In fact, an interior scene offers one of Kivilo's favorite shots in the picture. "It takes place late in the film, after the sheriff has found Jacob drunk at the scene of a grisly double murder," the cameraman says. "The sheriff brings Jacob to Hank's house and Hank puts him into the baby's room on a day bed. We had the camera right on the deck below Jacob, with a 40mm lens looking up at him with Hank standing in the background. We're in this warm, comfortable room that's been invaded with emotions of paranoia and guilt, and Jacob asks, 'Do you ever feel evil, Hank? I do.' I like that moment. It's the contrast of the visual elements with the psychology of the story at a very low point in the character's lives."
For a key scene that thrusts the brothers miles past the point of no return and results in the death of not only Jacob's friend Lou, but his wife, Nancy (Becky Ann Baker), the filmmakers chose an abandoned house in Minneapolis. "It was a very difficult location," Kivilo recalls. "It was an abandoned house with very low ceilings and no heating, so we were all bundled up in parkas. Because the performances were so intense, Sam wanted to shoot the scene with at least two cameras, and sometimes three. Lighting for three cameras is a significant compromise, but it was one I was willing to make to lessen the emotional load on the actors.
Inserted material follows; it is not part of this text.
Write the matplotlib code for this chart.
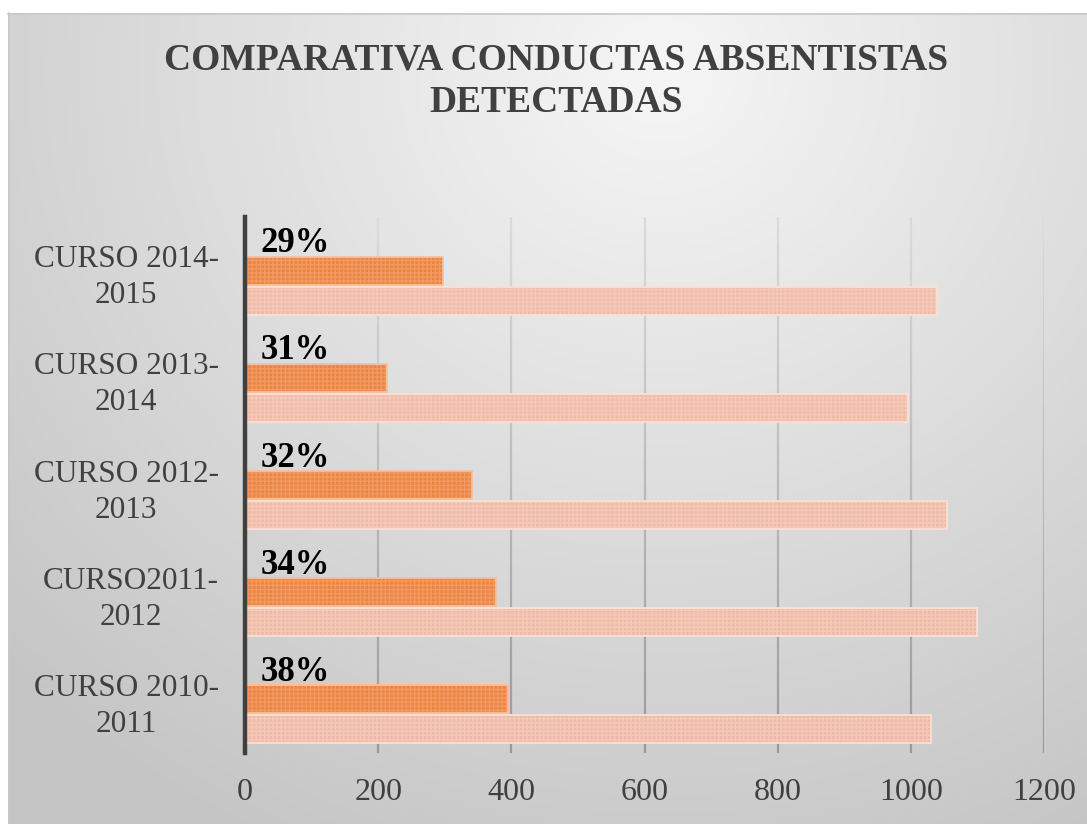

"After Lou is shot, Nancy runs into a dark kitchen, where I had pre-established a bit of light coming through a window to silhouette her as she runs to a drawer. Hank steps into the kitchen and is also silhouetted [by the light from the living room]. He turns on the kitchen light to reveal Nancy holding a gun; she fires and hits the light switch, which, after a great spark, thrusts the whole kitchen into darkness again. She shoots several more times, with the muzzle flashes providing sketchy details of the encounter, until Hank fires his shotgun and kills her.
"The idea was to keep things quite sketchy in the lighting and not be clear about exactly what was happening. For the overall kitchen light, we hung a China ball from the ceiling, which would reveal Nancy with the gun. Two prop guys one facing Nancy and one sneaking in toward Hank used those old flash photo guns to create the muzzle flashes. Those flash guns are great because they have a long burn time and you don't run the danger of having the flash occur between exposures. The flashes were daylight-balanced, but we put double CTO on them to give them a slightly warmer feel. This was something that we had determined through testing in preproduction.
"This is a tricky film to talk about," Kivilo concludes, "because the whole visual approach was to keep it simple and not obstruct the story. It's all about the aesthetics, and we really tried especially on the exteriors to keep that Japanese wood-cut aesthetic going. For A Simple Plan, it was a simple shooting style."